Step 5: Apply Insights to Your Campaigns
Research without application is just entertainment. Here's how to turn insights into campaigns:
- Take a winning hook pattern and adapt it to your product/brand voice
- Use the same emotional trigger but with your unique angle
- Mirror the ad structure (format, pacing, CTA placement) but with original content
- Test 3-5 variations based on the top patterns you identified
- Launch and measure — then feed results back into your research process
Important: Never copy ads directly. The goal is to understand WHY something works and apply those principles with your own creative execution. The best marketers are pattern recognizers, not copiers.
Frequently Asked Questions
How many winning ads should I analyze before creating campaigns?
Aim for 20-30 winning ads from at least 5 different competitors. This gives you enough data to identify patterns without getting lost in analysis. Focus on ads with the strongest longevity signals.

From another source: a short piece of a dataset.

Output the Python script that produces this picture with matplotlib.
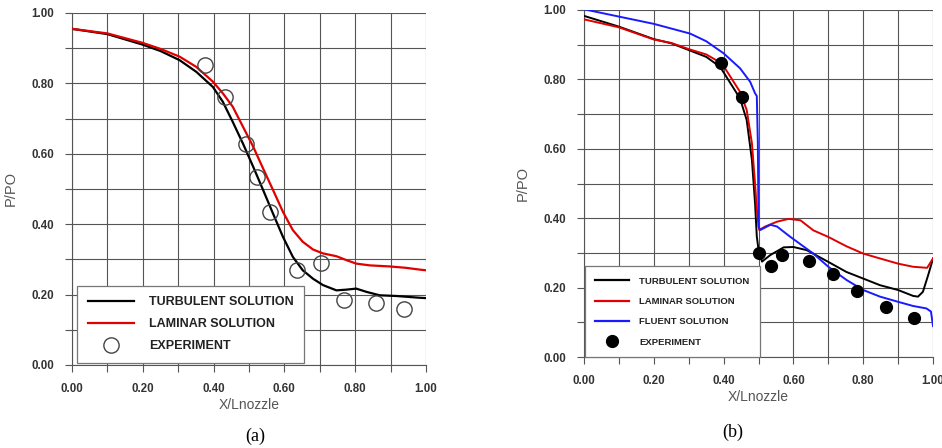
import matplotlib
matplotlib.use("Agg")
import matplotlib.pyplot as plt
from matplotlib.lines import Line2D

plt.rcParams['font.family'] = ['Liberation Sans', 'DejaVu Sans']

# panel (a)
a_turb_x = [0.0, 0.1, 0.2, 0.25, 0.304, 0.351, 0.398, 0.426, 0.454, 0.483, 0.512, 0.54, 0.568, 0.596,
            0.624, 0.652, 0.681, 0.709, 0.747, 0.775, 0.803, 0.831, 0.869, 0.916, 0.982, 1.0]
a_turb_y = [0.955, 0.940, 0.910, 0.892, 0.866, 0.833, 0.79, 0.748, 0.691, 0.629, 0.563, 0.497, 0.43, 0.364,
            0.307, 0.269, 0.245, 0.227, 0.212, 0.214, 0.217, 0.208, 0.198, 0.196, 0.191, 0.190]
a_lam_x = [0.0, 0.1, 0.2, 0.25, 0.304, 0.351, 0.398, 0.426, 0.454, 0.483, 0.512, 0.54, 0.568, 0.596,
           0.624, 0.652, 0.681, 0.709, 0.747, 0.775, 0.803, 0.841, 0.897, 0.944, 0.982, 1.0]
a_lam_y = [0.955, 0.942, 0.915, 0.898, 0.876, 0.847, 0.805, 0.772, 0.734, 0.677, 0.62, 0.558, 0.497, 0.435,
           0.383, 0.35, 0.328, 0.317, 0.309, 0.298, 0.288, 0.283, 0.28, 0.276, 0.271, 0.269]
a_exp_x = [0.375, 0.431, 0.492, 0.522, 0.56, 0.635, 0.704, 0.768, 0.86, 0.937]
a_exp_y = [0.852, 0.76, 0.627, 0.535, 0.435, 0.269, 0.29, 0.186, 0.176, 0.16]

# panel (b)
b_turb_x = [0.0, 0.1, 0.2, 0.25, 0.304, 0.35, 0.39, 0.447, 0.466, 0.481, 0.49, 0.495, 0.5, 0.51, 0.534,
            0.572, 0.6, 0.638, 0.7, 0.752, 0.8, 0.848, 0.9, 0.943, 0.957, 0.971, 0.986, 1.0]
b_turb_y = [0.983, 0.952, 0.916, 0.904, 0.883, 0.865, 0.836, 0.745, 0.683, 0.568, 0.443, 0.347, 0.309, 0.275, 0.294,
            0.316, 0.317, 0.308, 0.274, 0.245, 0.226, 0.207, 0.193, 0.176, 0.174, 0.188, 0.236, 0.284]
b_lam_x = [0.0, 0.1, 0.2, 0.25, 0.304, 0.35, 0.395, 0.447, 0.466, 0.481, 0.49, 0.495, 0.502, 0.519, 0.553,
           0.586, 0.62, 0.657, 0.7, 0.752, 0.8, 0.848, 0.9, 0.943, 0.983, 1.0]
b_lam_y = [0.973, 0.95, 0.915, 0.905, 0.886, 0.872, 0.846, 0.764, 0.712, 0.616, 0.5, 0.424, 0.366, 0.376, 0.39,
           0.398, 0.394, 0.365, 0.346, 0.319, 0.298, 0.284, 0.269, 0.26, 0.257, 0.284]
b_flu_x = [0.0, 0.1, 0.2, 0.304, 0.35, 0.4, 0.447, 0.476, 0.49, 0.495, 0.498, 0.5, 0.505, 0.534, 0.553,
           0.59, 0.657, 0.7, 0.752, 0.8, 0.848, 0.9, 0.943, 0.981, 0.994, 1.0]
b_flu_y = [1.002, 0.981, 0.96, 0.932, 0.91, 0.875, 0.832, 0.793, 0.76, 0.752, 0.616, 0.376, 0.366, 0.381, 0.376,
           0.347, 0.298, 0.26, 0.222, 0.193, 0.174, 0.159, 0.147, 0.14, 0.131, 0.089]
b_exp_x = [0.393, 0.453, 0.502, 0.536, 0.568, 0.645, 0.714, 0.781, 0.865, 0.945]
b_exp_y = [0.846, 0.748, 0.299, 0.261, 0.294, 0.277, 0.238, 0.191, 0.143, 0.111]

tick_vals = [0.0, 0.2, 0.4, 0.6, 0.8, 1.0]
minor_vals = [0.1, 0.3, 0.5, 0.7, 0.9]
tick_labels = ['0.00', '0.20', '0.40', '0.60', '0.80', '1.00']


def styleAxes(ax):
    ax.set_xlim(0, 1)
    ax.set_ylim(0, 1)
    ax.set_xticks(tick_vals)
    ax.set_xticklabels(tick_labels)
    ax.set_yticks(tick_vals)
    ax.set_yticklabels(tick_labels)
    ax.set_xticks(minor_vals, minor=True)
    ax.set_yticks(minor_vals, minor=True)
    ax.grid(True, which='both', color='#555555', linewidth=0.8)
    ax.tick_params(which='both', direction='out', length=5, color='#555555', width=0.8)
    ax.tick_params(which='major', labelsize=8.3, pad=8, labelcolor='#333333')
    for lab in ax.get_xticklabels() + ax.get_yticklabels():
        lab.set_fontweight('bold')
    for s in ['top', 'right']:
        ax.spines[s].set_visible(False)
    for s in ['left', 'bottom']:
        ax.spines[s].set_color('#555555')
        ax.spines[s].set_linewidth(0.8)
    ax.set_xlabel('X/Lnozzle', fontsize=10, color='#555555', labelpad=2)
    ax.set_ylabel('P/PO', fontsize=10.5, color='#555555', labelpad=10)


fig = plt.figure(figsize=(9.42, 4.48), dpi=100)

ax1 = fig.add_axes([0.0764, 0.1853, 0.3758, 0.7857])
styleAxes(ax1)
ax1.plot(a_turb_x, a_turb_y, color='black', linewidth=1.6, zorder=3)
ax1.plot(a_lam_x, a_lam_y, color='#e00000', linewidth=1.6, zorder=3)
ax1.plot(a_exp_x, a_exp_y, linestyle='none', marker='o', markersize=11,
         markerfacecolor='none', markeredgecolor='#444444', markeredgewidth=1.0, zorder=4)
h1 = [Line2D([], [], color='black', linewidth=1.6),
      Line2D([], [], color='#e00000', linewidth=1.6),
      Line2D([], [], linestyle='none', marker='o', markersize=11, markerfacecolor='none',
             markeredgecolor='#444444', markeredgewidth=1.0)]
leg1 = ax1.legend(h1, ['TURBULENT SOLUTION', 'LAMINAR SOLUTION', 'EXPERIMENT'],
                  loc='lower left', bbox_to_anchor=(0.014, 0.006),
                  fancybox=False, framealpha=1, edgecolor='#777777', borderpad=0.85,
                  borderaxespad=0, handlelength=3.7, handletextpad=1.2, labelspacing=0.8,
                  prop={'weight': 'bold', 'size': 9})
leg1.get_frame().set_linewidth(0.9)
leg1.set_zorder(5)
for t in leg1.get_texts():
    t.set_color('#222222')

ax2 = fig.add_axes([0.620, 0.2031, 0.3705, 0.7746])
styleAxes(ax2)
ax2.plot(b_turb_x, b_turb_y, color='black', linewidth=1.4, zorder=3)
ax2.plot(b_lam_x, b_lam_y, color='#e00000', linewidth=1.4, zorder=3)
ax2.plot(b_flu_x, b_flu_y, color='#1a1aff', linewidth=1.4, zorder=3)
ax2.plot(b_exp_x, b_exp_y, linestyle='none', marker='o', markersize=8.5,
         color='black', zorder=4)
h2 = [Line2D([], [], color='black', linewidth=1.6),
      Line2D([], [], color='#e00000', linewidth=1.6),
      Line2D([], [], color='#1a1aff', linewidth=1.6),
      Line2D([], [], linestyle='none', marker='o', markersize=8.5, color='black')]
leg2 = ax2.legend(h2, ['TURBULENT SOLUTION', 'LAMINAR SOLUTION', 'FLUENT SOLUTION', 'EXPERIMENT'],
                  loc='lower left', bbox_to_anchor=(0.003, 0.0),
                  fancybox=False, framealpha=1, edgecolor='#777777', borderpad=1.1,
                  borderaxespad=0, handlelength=3.5, handletextpad=1.15, labelspacing=1.2,
                  prop={'weight': 'bold', 'size': 6.8})
leg2.get_frame().set_linewidth(0.9)
leg2.set_zorder(5)
for t in leg2.get_texts():
    t.set_color('#222222')

fig.text(255 / 942, 1 - 436 / 448, '(a)', fontsize=13, ha='center', va='center',
         family=['Liberation Serif', 'DejaVu Serif'])
fig.text(733 / 942, 1 - 432 / 448, '(b)', fontsize=13, ha='center', va='center',
         family=['Liberation Serif', 'DejaVu Serif'])

fig.savefig('out.png', dpi=100)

How often should I research competitor ads?
Set up weekly 30-minute research sessions for your core competitors. Monthly, do a broader industry scan. Major campaigns or launches warrant immediate competitive checks.
Can I use winning ad strategies across different platforms?
Yes, but adapt for platform norms. A winning Facebook hook might need to be faster-paced for TikTok, or more professional for LinkedIn. The core insight (angle, offer, emotion) usually transfers; the execution needs platform-specific adjustment.
What if my competitors aren't running many ads?
Expand your research to adjacent industries. A winning hook for a fitness app might work for a health supplement brand. Creative principles transcend individual niches.
Key Terms
- Winning Ad
- An ad that achieves its campaign objective (conversions, leads, awareness) efficiently and profitably over a sustained period.
- Swipe File
- A curated collection of advertising examples organized for creative reference and inspiration.
- Ad Hook
- The opening element of an ad designed to capture attention in the first 1-3 seconds.
- Creative Angle
- The specific perspective or approach used to frame a product's value proposition in advertising.